> _Source material_:
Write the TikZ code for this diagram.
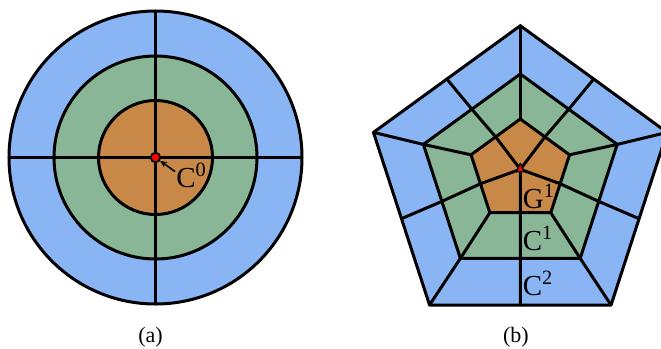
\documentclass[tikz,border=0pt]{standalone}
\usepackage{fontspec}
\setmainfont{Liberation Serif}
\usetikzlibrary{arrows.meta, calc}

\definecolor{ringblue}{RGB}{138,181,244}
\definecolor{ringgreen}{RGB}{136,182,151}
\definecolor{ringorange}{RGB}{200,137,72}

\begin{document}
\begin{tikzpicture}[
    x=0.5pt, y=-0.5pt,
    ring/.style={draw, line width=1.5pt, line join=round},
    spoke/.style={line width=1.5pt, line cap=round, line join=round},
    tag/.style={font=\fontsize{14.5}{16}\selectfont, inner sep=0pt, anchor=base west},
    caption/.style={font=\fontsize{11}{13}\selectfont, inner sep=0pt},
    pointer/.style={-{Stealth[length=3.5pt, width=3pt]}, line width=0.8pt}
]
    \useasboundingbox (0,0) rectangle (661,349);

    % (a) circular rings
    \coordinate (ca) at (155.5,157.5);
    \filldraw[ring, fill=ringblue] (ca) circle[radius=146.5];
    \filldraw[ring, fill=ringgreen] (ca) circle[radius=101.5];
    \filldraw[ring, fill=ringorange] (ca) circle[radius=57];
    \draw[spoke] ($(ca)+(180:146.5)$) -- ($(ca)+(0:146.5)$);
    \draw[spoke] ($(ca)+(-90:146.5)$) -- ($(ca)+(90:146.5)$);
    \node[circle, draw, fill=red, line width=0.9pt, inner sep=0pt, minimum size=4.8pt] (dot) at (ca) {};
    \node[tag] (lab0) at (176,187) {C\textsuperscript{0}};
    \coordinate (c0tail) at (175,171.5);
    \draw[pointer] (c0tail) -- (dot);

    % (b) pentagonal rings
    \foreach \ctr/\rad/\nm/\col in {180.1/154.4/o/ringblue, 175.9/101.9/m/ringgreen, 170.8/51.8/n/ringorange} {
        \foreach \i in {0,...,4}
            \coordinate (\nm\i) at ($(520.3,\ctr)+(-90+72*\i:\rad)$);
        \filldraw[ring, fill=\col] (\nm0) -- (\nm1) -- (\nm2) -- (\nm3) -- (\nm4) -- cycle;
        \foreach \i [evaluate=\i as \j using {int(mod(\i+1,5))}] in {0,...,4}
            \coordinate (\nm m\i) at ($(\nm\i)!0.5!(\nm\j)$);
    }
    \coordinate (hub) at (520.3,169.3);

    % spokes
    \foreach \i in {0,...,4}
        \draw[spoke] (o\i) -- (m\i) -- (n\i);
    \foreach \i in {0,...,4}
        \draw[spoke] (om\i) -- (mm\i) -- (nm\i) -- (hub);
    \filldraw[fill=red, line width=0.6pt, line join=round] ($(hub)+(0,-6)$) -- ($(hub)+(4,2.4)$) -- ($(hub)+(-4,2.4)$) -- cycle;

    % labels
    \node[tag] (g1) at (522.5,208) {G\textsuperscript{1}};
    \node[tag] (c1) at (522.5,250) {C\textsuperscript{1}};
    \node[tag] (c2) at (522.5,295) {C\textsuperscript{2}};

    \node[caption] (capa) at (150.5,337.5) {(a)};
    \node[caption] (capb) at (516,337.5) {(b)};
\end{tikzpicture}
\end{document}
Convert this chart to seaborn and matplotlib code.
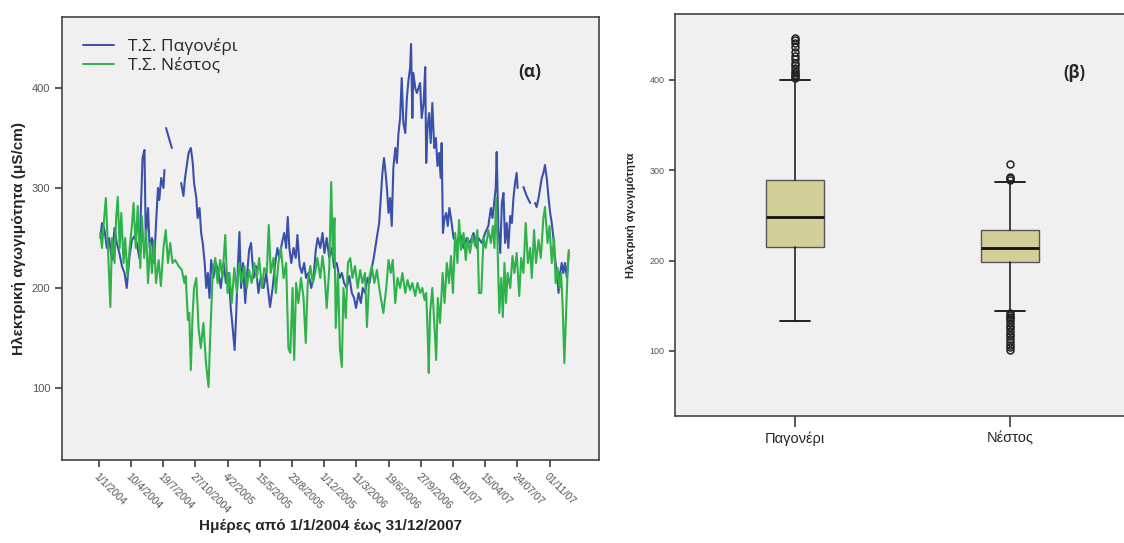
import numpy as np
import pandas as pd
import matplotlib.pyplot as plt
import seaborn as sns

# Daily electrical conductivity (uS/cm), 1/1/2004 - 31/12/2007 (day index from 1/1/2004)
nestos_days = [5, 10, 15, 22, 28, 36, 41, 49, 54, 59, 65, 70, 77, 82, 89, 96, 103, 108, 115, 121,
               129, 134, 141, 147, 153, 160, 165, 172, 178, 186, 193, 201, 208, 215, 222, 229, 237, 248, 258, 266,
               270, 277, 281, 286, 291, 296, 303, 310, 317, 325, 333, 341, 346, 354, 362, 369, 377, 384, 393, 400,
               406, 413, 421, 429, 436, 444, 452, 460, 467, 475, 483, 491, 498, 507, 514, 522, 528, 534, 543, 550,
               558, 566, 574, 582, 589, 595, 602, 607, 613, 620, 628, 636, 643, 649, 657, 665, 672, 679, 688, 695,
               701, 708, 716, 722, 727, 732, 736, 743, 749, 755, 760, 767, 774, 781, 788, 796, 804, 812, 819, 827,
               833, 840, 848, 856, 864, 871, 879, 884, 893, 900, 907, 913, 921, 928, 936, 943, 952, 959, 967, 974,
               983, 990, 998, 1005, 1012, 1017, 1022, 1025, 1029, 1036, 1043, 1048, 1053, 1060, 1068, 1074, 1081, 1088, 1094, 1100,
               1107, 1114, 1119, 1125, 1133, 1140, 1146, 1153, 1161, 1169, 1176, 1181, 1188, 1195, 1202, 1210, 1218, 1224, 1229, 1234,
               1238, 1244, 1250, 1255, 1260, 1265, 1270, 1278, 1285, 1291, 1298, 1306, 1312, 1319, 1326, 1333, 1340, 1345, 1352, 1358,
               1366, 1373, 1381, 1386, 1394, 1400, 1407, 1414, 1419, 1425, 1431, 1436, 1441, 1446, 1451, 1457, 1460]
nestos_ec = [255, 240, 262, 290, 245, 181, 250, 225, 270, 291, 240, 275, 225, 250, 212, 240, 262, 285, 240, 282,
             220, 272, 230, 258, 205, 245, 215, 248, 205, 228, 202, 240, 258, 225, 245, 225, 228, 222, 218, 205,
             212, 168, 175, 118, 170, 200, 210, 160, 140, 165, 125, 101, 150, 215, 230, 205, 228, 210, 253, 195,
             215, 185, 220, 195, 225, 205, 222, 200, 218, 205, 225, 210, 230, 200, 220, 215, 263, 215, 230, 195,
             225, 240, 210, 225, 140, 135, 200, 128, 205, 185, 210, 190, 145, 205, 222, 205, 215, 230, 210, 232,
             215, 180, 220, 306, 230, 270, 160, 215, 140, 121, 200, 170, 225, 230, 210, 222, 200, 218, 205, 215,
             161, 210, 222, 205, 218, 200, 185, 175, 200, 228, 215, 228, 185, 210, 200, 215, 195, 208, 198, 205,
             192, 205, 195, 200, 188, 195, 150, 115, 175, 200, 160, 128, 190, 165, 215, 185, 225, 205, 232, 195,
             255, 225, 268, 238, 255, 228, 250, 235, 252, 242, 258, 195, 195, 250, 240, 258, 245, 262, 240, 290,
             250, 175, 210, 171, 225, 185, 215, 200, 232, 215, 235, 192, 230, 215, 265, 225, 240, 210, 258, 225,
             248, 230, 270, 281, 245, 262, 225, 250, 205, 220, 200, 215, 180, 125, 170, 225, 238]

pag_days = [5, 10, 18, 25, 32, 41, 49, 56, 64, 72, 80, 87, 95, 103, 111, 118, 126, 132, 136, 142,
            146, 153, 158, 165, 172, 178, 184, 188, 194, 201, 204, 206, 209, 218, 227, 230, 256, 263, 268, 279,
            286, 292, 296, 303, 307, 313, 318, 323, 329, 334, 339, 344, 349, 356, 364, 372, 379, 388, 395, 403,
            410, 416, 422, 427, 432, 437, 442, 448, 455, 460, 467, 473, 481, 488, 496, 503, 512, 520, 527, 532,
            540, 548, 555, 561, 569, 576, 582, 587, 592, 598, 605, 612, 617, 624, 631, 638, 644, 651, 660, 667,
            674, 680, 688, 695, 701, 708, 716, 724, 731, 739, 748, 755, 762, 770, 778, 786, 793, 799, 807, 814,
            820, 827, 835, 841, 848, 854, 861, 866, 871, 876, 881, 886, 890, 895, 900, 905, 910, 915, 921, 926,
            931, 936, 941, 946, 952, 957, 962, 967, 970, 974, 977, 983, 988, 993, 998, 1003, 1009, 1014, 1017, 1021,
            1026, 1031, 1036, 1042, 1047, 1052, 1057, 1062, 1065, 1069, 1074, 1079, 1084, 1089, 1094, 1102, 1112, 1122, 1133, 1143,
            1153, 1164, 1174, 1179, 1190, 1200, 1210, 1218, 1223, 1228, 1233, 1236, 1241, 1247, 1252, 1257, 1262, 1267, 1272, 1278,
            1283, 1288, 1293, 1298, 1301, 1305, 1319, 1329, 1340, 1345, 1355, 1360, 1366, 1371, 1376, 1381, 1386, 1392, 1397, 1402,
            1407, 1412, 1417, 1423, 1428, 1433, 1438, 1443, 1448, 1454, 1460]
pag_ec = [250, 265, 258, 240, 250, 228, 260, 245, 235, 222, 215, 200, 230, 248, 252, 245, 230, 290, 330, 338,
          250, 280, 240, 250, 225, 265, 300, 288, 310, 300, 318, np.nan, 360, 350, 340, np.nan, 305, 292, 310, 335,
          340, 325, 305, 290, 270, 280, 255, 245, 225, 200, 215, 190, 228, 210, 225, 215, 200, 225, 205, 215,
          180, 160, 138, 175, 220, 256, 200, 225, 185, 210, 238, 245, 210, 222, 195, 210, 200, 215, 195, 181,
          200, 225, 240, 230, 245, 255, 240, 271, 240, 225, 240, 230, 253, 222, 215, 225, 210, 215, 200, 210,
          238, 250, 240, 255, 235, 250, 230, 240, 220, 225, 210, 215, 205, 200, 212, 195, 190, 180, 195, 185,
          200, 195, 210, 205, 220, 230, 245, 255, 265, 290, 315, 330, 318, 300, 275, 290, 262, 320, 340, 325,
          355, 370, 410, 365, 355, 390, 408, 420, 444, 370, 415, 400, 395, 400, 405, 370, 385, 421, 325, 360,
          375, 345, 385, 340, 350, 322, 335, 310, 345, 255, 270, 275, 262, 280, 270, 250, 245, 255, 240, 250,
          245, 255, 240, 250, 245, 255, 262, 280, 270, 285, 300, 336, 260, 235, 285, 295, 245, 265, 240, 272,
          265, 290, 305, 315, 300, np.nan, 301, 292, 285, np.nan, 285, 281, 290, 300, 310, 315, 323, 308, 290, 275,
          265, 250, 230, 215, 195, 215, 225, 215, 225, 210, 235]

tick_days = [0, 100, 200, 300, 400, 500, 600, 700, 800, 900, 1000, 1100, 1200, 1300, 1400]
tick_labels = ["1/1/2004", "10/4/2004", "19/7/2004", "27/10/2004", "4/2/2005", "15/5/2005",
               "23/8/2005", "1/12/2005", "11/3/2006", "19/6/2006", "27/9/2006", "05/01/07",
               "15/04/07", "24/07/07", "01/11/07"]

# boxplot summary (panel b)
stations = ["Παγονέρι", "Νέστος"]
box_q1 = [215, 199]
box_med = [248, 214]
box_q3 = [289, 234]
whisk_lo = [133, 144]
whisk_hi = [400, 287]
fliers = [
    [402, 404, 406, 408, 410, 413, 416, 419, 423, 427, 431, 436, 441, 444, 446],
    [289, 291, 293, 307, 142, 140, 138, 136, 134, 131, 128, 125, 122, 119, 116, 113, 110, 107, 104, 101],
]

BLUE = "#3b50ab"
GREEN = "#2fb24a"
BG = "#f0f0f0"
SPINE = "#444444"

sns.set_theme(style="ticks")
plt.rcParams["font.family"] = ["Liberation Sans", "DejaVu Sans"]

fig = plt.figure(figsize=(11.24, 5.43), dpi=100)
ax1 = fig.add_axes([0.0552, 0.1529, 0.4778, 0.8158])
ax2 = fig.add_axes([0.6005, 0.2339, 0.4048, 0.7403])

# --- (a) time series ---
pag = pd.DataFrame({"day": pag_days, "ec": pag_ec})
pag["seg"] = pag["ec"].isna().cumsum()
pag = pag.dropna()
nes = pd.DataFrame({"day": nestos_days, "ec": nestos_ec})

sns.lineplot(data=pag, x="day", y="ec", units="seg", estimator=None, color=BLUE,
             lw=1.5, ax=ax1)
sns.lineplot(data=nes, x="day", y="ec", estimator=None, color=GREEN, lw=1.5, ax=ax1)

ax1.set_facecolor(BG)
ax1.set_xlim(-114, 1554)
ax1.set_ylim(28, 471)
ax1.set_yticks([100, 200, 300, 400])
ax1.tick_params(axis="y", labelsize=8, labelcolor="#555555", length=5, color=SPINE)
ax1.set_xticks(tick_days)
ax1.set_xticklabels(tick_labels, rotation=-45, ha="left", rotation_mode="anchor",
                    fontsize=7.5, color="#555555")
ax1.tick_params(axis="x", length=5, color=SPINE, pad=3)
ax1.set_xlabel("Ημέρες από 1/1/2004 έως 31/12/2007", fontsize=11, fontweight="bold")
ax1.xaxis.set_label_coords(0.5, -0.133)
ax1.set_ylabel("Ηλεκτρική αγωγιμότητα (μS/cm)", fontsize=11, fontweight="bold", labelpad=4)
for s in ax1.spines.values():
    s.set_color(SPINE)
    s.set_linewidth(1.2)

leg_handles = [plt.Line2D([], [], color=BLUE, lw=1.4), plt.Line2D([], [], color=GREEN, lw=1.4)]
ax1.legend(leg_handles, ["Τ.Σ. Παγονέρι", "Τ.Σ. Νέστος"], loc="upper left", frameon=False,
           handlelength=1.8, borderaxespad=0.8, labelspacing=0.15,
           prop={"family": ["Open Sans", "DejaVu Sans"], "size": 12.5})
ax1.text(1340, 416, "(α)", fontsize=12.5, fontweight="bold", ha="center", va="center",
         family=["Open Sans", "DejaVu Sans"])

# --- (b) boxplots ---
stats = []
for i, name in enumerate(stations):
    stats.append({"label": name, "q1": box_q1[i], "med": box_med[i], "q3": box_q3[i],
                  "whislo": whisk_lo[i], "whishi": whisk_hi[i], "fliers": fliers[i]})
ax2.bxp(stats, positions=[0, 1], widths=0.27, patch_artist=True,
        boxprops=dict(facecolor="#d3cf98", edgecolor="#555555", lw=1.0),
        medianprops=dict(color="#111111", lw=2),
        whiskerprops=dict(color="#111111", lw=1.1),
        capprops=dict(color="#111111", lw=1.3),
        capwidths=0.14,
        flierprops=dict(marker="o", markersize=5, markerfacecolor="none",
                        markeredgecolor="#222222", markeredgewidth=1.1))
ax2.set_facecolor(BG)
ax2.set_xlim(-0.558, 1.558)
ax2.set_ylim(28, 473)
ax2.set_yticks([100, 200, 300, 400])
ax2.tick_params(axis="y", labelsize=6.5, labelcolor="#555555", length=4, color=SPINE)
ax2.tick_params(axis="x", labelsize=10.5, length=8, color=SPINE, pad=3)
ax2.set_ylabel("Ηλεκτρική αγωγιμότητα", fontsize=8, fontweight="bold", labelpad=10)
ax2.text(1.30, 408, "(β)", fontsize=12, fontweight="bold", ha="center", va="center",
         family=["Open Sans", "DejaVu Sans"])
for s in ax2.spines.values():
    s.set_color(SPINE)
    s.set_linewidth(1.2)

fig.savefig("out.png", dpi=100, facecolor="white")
---
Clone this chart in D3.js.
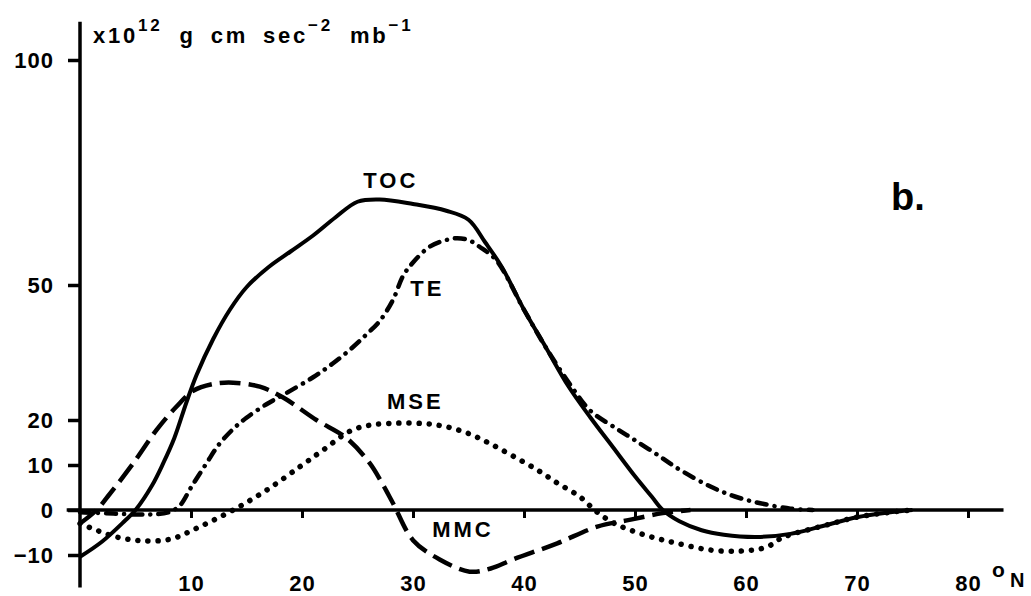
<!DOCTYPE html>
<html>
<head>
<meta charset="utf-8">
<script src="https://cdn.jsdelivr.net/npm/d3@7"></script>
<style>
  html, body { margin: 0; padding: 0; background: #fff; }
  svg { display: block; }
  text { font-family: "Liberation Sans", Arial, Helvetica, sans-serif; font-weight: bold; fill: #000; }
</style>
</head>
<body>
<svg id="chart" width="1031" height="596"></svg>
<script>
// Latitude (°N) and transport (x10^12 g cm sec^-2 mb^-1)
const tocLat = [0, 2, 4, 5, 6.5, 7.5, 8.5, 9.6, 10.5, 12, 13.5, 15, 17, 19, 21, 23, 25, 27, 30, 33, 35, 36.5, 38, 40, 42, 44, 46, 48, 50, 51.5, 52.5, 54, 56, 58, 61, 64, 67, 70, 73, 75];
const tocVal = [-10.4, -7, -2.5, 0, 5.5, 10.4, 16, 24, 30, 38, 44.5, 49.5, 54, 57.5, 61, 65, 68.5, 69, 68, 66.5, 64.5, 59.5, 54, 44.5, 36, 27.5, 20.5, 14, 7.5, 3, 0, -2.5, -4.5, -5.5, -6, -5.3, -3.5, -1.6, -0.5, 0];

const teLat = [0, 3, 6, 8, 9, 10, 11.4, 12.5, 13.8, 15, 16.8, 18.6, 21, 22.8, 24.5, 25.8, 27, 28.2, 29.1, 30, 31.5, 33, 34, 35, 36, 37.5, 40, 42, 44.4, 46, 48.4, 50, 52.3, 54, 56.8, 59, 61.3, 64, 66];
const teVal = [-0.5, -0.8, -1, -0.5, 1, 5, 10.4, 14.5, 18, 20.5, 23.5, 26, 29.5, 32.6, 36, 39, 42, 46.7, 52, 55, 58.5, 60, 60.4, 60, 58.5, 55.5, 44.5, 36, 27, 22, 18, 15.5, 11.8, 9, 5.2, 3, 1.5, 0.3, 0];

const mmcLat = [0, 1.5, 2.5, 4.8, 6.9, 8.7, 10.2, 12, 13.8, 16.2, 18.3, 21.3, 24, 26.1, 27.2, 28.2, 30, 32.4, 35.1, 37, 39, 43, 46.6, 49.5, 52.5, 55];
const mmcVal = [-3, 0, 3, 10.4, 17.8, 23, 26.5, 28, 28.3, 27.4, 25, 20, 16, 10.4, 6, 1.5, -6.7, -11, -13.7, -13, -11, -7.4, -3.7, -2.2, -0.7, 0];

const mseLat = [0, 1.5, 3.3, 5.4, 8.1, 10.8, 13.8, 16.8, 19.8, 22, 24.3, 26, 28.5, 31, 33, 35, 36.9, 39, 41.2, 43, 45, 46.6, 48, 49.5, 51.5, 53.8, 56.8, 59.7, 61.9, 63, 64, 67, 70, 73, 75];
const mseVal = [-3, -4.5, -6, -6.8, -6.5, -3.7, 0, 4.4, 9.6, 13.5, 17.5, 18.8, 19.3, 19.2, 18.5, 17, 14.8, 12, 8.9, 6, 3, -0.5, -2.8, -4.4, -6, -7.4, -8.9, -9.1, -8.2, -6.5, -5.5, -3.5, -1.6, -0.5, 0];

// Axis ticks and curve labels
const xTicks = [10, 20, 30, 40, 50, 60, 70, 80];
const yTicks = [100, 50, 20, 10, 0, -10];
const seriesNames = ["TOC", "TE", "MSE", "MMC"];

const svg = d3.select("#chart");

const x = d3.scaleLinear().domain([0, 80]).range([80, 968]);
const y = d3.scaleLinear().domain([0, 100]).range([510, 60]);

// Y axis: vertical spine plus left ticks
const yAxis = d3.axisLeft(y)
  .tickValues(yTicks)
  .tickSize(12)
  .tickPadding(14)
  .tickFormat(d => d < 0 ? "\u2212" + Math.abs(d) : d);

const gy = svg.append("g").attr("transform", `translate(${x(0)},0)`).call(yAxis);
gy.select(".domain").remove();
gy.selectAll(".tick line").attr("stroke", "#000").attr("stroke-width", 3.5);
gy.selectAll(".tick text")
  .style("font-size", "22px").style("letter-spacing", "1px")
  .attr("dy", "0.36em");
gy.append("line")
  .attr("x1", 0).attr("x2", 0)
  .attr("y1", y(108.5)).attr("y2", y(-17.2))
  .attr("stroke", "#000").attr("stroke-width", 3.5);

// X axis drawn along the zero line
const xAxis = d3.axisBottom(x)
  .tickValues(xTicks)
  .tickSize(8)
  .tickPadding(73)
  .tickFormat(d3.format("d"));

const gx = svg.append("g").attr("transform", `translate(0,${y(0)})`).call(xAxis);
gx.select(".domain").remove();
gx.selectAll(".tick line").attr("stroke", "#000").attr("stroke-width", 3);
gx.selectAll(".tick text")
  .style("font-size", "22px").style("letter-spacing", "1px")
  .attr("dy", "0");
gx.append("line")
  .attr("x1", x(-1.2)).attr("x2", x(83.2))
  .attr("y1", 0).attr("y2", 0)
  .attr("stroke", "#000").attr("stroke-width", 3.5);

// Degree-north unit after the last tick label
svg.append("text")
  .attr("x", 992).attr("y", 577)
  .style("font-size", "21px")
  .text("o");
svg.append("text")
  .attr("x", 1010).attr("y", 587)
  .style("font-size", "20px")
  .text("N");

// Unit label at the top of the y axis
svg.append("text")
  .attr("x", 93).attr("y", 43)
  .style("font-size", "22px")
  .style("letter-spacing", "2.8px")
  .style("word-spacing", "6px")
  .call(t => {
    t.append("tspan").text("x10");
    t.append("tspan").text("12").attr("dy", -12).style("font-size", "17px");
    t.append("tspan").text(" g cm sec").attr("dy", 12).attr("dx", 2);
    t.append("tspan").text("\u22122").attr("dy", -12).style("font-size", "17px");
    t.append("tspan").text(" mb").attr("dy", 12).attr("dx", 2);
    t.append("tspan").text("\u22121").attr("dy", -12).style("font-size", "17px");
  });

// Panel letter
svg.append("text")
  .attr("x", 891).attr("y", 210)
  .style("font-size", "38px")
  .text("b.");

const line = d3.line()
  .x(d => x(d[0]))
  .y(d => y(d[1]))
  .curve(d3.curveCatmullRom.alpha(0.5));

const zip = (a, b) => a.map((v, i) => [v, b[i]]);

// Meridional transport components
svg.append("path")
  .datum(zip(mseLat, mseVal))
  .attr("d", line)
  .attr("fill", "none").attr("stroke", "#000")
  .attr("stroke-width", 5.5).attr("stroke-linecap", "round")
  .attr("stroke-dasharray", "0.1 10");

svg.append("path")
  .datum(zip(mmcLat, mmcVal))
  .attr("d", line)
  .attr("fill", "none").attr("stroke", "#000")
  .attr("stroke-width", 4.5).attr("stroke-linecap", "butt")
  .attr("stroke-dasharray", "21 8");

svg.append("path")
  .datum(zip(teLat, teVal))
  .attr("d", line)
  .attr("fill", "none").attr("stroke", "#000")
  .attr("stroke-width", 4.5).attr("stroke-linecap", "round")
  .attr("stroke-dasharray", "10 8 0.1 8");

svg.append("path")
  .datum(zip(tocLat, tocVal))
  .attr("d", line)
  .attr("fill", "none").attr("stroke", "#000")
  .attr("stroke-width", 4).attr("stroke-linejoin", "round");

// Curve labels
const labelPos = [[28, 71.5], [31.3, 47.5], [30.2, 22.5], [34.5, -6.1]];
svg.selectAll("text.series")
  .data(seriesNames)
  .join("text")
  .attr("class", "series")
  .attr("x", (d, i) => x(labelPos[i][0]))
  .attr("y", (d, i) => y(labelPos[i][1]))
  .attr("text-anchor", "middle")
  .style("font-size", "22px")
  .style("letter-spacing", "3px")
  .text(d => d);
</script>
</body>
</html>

> _Task details_: Pictures excluded, retype exactly the lines running from the one with "Write the TikZ code for this diagram." through the one with "(c0tail) -- (dot);". Include both end lines and nothing more.

> _Completed exercise_:
Write the TikZ code for this diagram.
\documentclass[tikz,border=0pt]{standalone}
\usepackage{fontspec}
\setmainfont{Liberation Serif}
\usetikzlibrary{arrows.meta, calc}

\definecolor{ringblue}{RGB}{138,181,244}
\definecolor{ringgreen}{RGB}{136,182,151}
\definecolor{ringorange}{RGB}{200,137,72}

\begin{document}
\begin{tikzpicture}[
    x=0.5pt, y=-0.5pt,
    ring/.style={draw, line width=1.5pt, line join=round},
    spoke/.style={line width=1.5pt, line cap=round, line join=round},
    tag/.style={font=\fontsize{14.5}{16}\selectfont, inner sep=0pt, anchor=base west},
    caption/.style={font=\fontsize{11}{13}\selectfont, inner sep=0pt},
    pointer/.style={-{Stealth[length=3.5pt, width=3pt]}, line width=0.8pt}
]
    \useasboundingbox (0,0) rectangle (661,349);

    % (a) circular rings
    \coordinate (ca) at (155.5,157.5);
    \filldraw[ring, fill=ringblue] (ca) circle[radius=146.5];
    \filldraw[ring, fill=ringgreen] (ca) circle[radius=101.5];
    \filldraw[ring, fill=ringorange] (ca) circle[radius=57];
    \draw[spoke] ($(ca)+(180:146.5)$) -- ($(ca)+(0:146.5)$);
    \draw[spoke] ($(ca)+(-90:146.5)$) -- ($(ca)+(90:146.5)$);
    \node[circle, draw, fill=red, line width=0.9pt, inner sep=0pt, minimum size=4.8pt] (dot) at (ca) {};
    \node[tag] (lab0) at (176,187) {C\textsuperscript{0}};
    \coordinate (c0tail) at (175,171.5);
    \draw[pointer] (c0tail) -- (dot);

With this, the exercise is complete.